Komite-I DPD RI melakukan pertemuan dengan penjabat Wali Kota Sorong bersama seluruh jajaran Forkopimda, para kepada distrik dan kelurahan hingga badan pertanahan di gedung LJ, Senin siang (19 September 2022).
Pertemuan ini membahas pengawasan atas kebijakan otonomi reforma agraria dan konflik pertanahan.
Dalam pertemuan ini, mengemuka sejumlah permasalahan terkait hak ulayat atas tanah adat khususnya suku Moi, penduduk asli sorong yang membutuhkan penanganan serius dan komprehensif dalam penyelesaian sengketa di ranah hukum.
Menjawab permasalahan yang mengemuka tersebut, Wakil Ketua Komite-I DPD-RI, Filep Wamafma, berjanji akan membantu penyelesaian konflik agraria tersebut jika harus menempuh jalur hukum dengan melibatkan penasehat-penasehat hukum yang berkompeten dan paham tentang kepemilikan hak ulayat.
Menurut Filep Wamafma, dalam menghadapi mafia tanah dibutuhkan supervisi dan laporan secara berkala untuk mengawasi kepemilikan hak ulayat masyarakat adat.
Diakui Filep, lemahnya penanganan hukum terhadap mafia tanah membuat praktek jual beli tanah yang berujung kerugian masyarakat asli papua terus terjadi.
“ Harus ada supervisi dan laporan secara berkala dimana ketika ada indikasi mafia tanah maka harus ada penindakan secara hukum, makanya kami tadi mendapat laporan dari masyarakat kami berharap tidak disampaikan secara lisan saja, tetapi kita minta dokumennya sehingga kita bias berkoordinasi dengan kementerian terkait bila perlu dengan kepolisian hingga kejaksaan agung untuk bisa diproses secara hukum. Kita tidak boleh membiarkan mafia tanah itu berkuasa di Indonesia ” ujar Filep.
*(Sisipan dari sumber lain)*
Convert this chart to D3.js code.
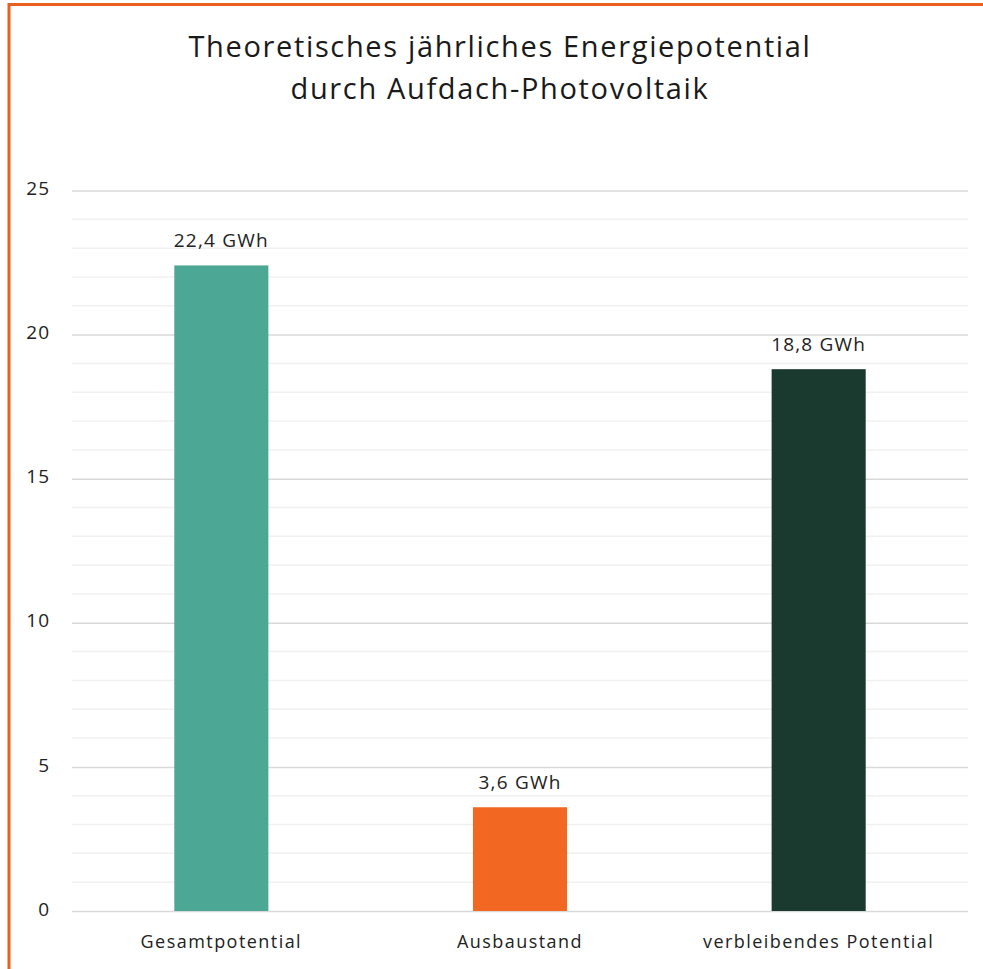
<!DOCTYPE html>
<html>
<head>
<meta charset="utf-8">
<script src="https://cdn.jsdelivr.net/npm/d3@7"></script>
<style>
  html, body { margin: 0; padding: 0; background: #fff; }
  svg { display: block; }
</style>
</head>
<body>
<svg id="chart" width="983" height="969"></svg>
<script>
// Chart data
const categories = ["Gesamtpotential", "Ausbaustand", "verbleibendes Potential"];
const values = [22.4, 3.6, 18.8];
const valueLabels = ["22,4 GWh", "3,6 GWh", "18,8 GWh"];
const barColors = ["#4ca894", "#f26722", "#1b3a2f"];
const majorTicks = [0, 5, 10, 15, 20, 25];
const minorTicks = d3.range(0, 26, 1);
const titleLines = ["Theoretisches jährliches Energiepotential", "durch Aufdach-Photovoltaik"];

const font = "'Open Sans', sans-serif";
const svg = d3.select("#chart");
const W = 983, H = 969;

// Frame
svg.append("rect").attr("width", W).attr("height", H).attr("fill", "#fff");
svg.append("line").attr("x1", 9).attr("x2", 9).attr("y1", 3).attr("y2", H)
  .attr("stroke", "#e8601c").attr("stroke-width", 3);
svg.append("line").attr("x1", 8).attr("x2", W).attr("y1", 4.5).attr("y2", 4.5)
  .attr("stroke", "#e8601c").attr("stroke-width", 3);

const margin = { left: 72, right: 15, top: 190.5, bottom: 58 };
const x = d3.scaleBand().domain(categories)
  .range([margin.left, W - margin.right])
  .paddingInner(0.685).paddingOuter(0.3425);
const y = d3.scaleLinear().domain([0, 25]).range([H - margin.bottom, margin.top]);

// Minor grid
svg.append("g").selectAll("line").data(minorTicks.filter(d => d % 5 !== 0)).join("line")
  .attr("x1", margin.left).attr("x2", W - margin.right)
  .attr("y1", d => y(d)).attr("y2", d => y(d))
  .attr("stroke", "#f0f0f0").attr("stroke-width", 1.5);

// Major grid with tick labels
const yAxis = d3.axisLeft(y).tickValues(majorTicks)
  .tickSize(-(W - margin.left - margin.right)).tickPadding(22).tickFormat(d3.format("d"));
const gy = svg.append("g").attr("transform", `translate(${margin.left},0)`).call(yAxis);
gy.select(".domain").remove();
gy.selectAll(".tick line").attr("stroke", "#d9d9d9").attr("stroke-width", 1.5);
gy.selectAll(".tick text").attr("fill", "#222").attr("font-family", font)
  .attr("font-size", 19).attr("letter-spacing", "1px").attr("dy", "0.22em");

// Bars
svg.append("g").selectAll("rect").data(values).join("rect")
  .attr("x", (d, i) => x(categories[i]))
  .attr("width", x.bandwidth())
  .attr("y", d => y(d))
  .attr("height", d => y(0) - y(d))
  .attr("fill", (d, i) => barColors[i]);

// Value labels
svg.append("g").selectAll("text").data(values).join("text")
  .attr("x", (d, i) => x(categories[i]) + x.bandwidth() / 2)
  .attr("y", d => y(d) - 18)
  .attr("text-anchor", "middle")
  .attr("font-family", font).attr("font-size", 19).attr("letter-spacing", "1.2px")
  .attr("fill", "#222")
  .text((d, i) => valueLabels[i]);

// Category labels
const xAxis = d3.axisBottom(x).tickSize(0).tickPadding(24);
const gx = svg.append("g").attr("transform", `translate(0,${y(0)})`).call(xAxis);
gx.select(".domain").remove();
gx.selectAll(".tick text").attr("fill", "#222").attr("font-family", font)
  .attr("font-size", 18).attr("letter-spacing", "1.45px");

// Title
svg.append("g").selectAll("text").data(titleLines).join("text")
  .attr("x", 500).attr("y", (d, i) => 57 + i * 42)
  .attr("text-anchor", "middle")
  .attr("font-family", font).attr("font-size", 29).attr("letter-spacing", "1.65px")
  .attr("fill", "#1a1a1a")
  .text(d => d);
</script>
</body>
</html>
Komite-I Dpd Ri berharap, masyarakat pemilik hak ulayat di Papua Bara khususnya di tanah Malamoi memiliki sertifikat atas hak ulayat mereka dan juga dokumen pendukung lainnya agar memiliki legalitas, jika bermasalah di hadapan hukum.
Demikian pula transaksi jual beli tanah juga harus dengan dokumen yang jelas dan sah di mata hukum guna menghindari sengketa kepemilikan di kemudian hari. (*red)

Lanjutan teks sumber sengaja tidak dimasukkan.